七月に本部例会では初段の免状を頂きましてありがとうございます。この一年は、飲酒欲求、離脱症状などの辛い日々が続きましたが、免状を頂けましたのも断酒会のお陰であり、これから断酒継続していく上で大きなパワーを貰ったと思っています。
私が飲酒を始めたのは高校を卒業してからで、今から思うと可愛い飲み方をしてなかったように思います。居酒屋で飲めば「コップが小さすぎる、ドンブリ持って来い」と店員を怒鳴りつけ、注文の取り方が悪いといっては「お前じゃ話にならない店長を呼べ」と脅す。スナックではホステスの接客マナーが悪いからと「こんな店、二度と来ねえ」と大声を上げ、ボトルを床にたたきつける。といったことを十九歳位にしており、今考えると酒乱の始まりであったように思います。
独身時代はスナック、キャバクラに通い、朝の四時五時まで飲酒し、帰る途中に店の看板を蹴っ飛ばして損壊させ、街頭に設置してある消火器をぶちまける、駐車中のドアミラーを閉まる方向と反対に折って壊すようなことをしていました。結婚してからもキャバクラ通いはやめられず、夜中の二時三時に帰宅しタクシー代を着払いさせ、時には公園や駅の改札で一夜を過ごして翌日帰宅ということもしばしばありました。
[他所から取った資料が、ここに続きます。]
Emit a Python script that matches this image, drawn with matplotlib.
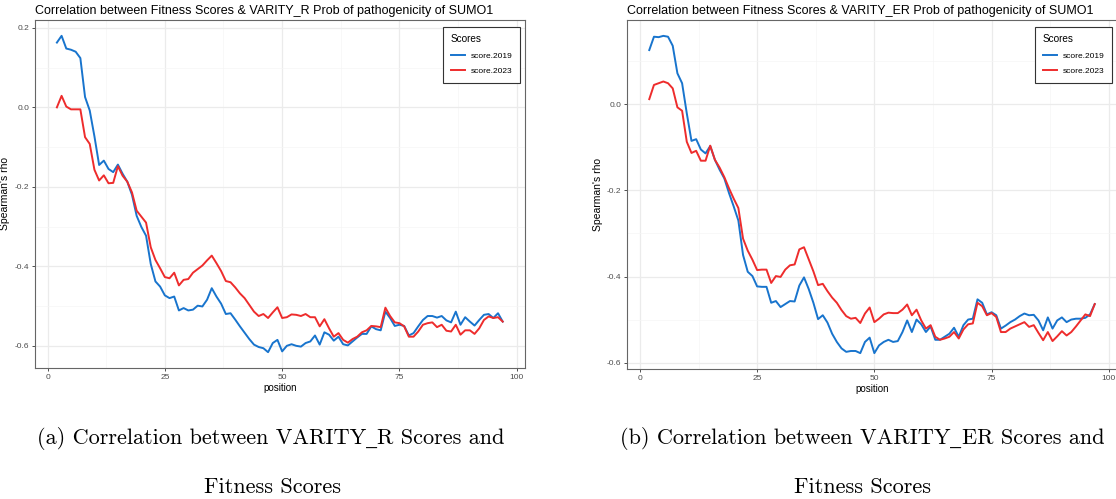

また小遣いだけでは飲みに行くことも出来ないので、サラ金から借金をし、家を購入するための資金を勝手におろしたり、妻が貯めていた五百円玉を盗んでは金を工面していました。
私が酒の飲み方が少しおかしいと思ったのは三十五歳位からで、夜勤の仕事をしていた私は勤務が終了した解放感から昼から飲み始め、寝て起きては飲酒というパターンが続き、酒が入っていかなくなると無理矢理吐いて胃袋を空っぽにして飲酒していました。そんな中、職場の健康診断があり肝機能の数値が高いと言われ病院で受診すると「急性アルコール性肝炎」との診断が下され、酒を控え仕事も軽勤務になりますが、一ヶ月もすると肝機能の数値がほぼ基準値に戻ったことから再び酒を飲み始めていました。
私は苦い経験をしたことにより酒には十分気をつけていましたが、四十歳の夏、職場の人事異動があり私にとって初めての業務でもあり毎日馴染めず何をしていいか分からない状況の中、仕事量は増え上司からは結果を求められ、追いつめられるような状況に「何で俺だけが・・・」という思いが生じ徐々にストレスが蓄積されていき、元々好きだった酒に逃げる日々が続き酒の量も増え始めました。
勤務が終ると直ぐに隣のコンビニに駆け込み缶チューハイを買いバス停で飲み、バスや電車を降りてはコンビニ前や公園で飲む、帰宅すると買い込んだ缶チューハイを飲み、なくなると買い出しに出るという生活を繰り返し一日二十本近く飲み続けました。休みの日になると妻と子供が出かけたのを見計らって朝から飲み出し、妻達がいつ帰ってきたかも分からず夜か昼かも区別がつかない状態でブラックアウトを起こしていました。寝小便は当たり前で洋服ダンスや台所で小便をし、家の壁を殴り蹴飛ばして壊す、さらには妻の存在自体が鬱陶しくなり顔を見ると「出ていけ!とにかく出ていけ!お前に俺の気持ちが分かるか!子供も一緒に連れて出ていけ!」と繰り返し暴言を吐き、家から妻・子供を追い出し、家族を顧みず酒ばかりをあおり、自分の心のよりどころである酒が手放せなくなりました。
だんだん酷くなる飲み方を見て妻からは「病院へ行ってください」と言われ、酒をやめる気などなく「病院に行って何になるんだ」と思っていた私は再三拒否をしていましたが、あまりのしつこさに妻の気持ちがおさまるならと一回だけと思いクリニックを受診した訳です。気が付けば井之頭病院への通院、入院となり妻の思惑どおりになったことに腹立たしさもあり「アルコール依存症」というものを否定していましたが、今思えば病院につながる機会をくれた妻には感謝しています。
入院中に院内のプログラムを行い、仲間の死を目の当たりにしたことで酒の恐ろしさを覚え断酒を決意し、断酒会「いばしょ」を知り、退院した日から断酒会に毎日出席し京王断酒会に入会しました。暇を作らないいようにと「いばしょ」に通い、大勢の飲まない仲間に出会い、助けられ、また家族の支えもあり今日まで断酒が続けられていると思います。
これからも命ある限り例会出席し、一日断酒頑張ります。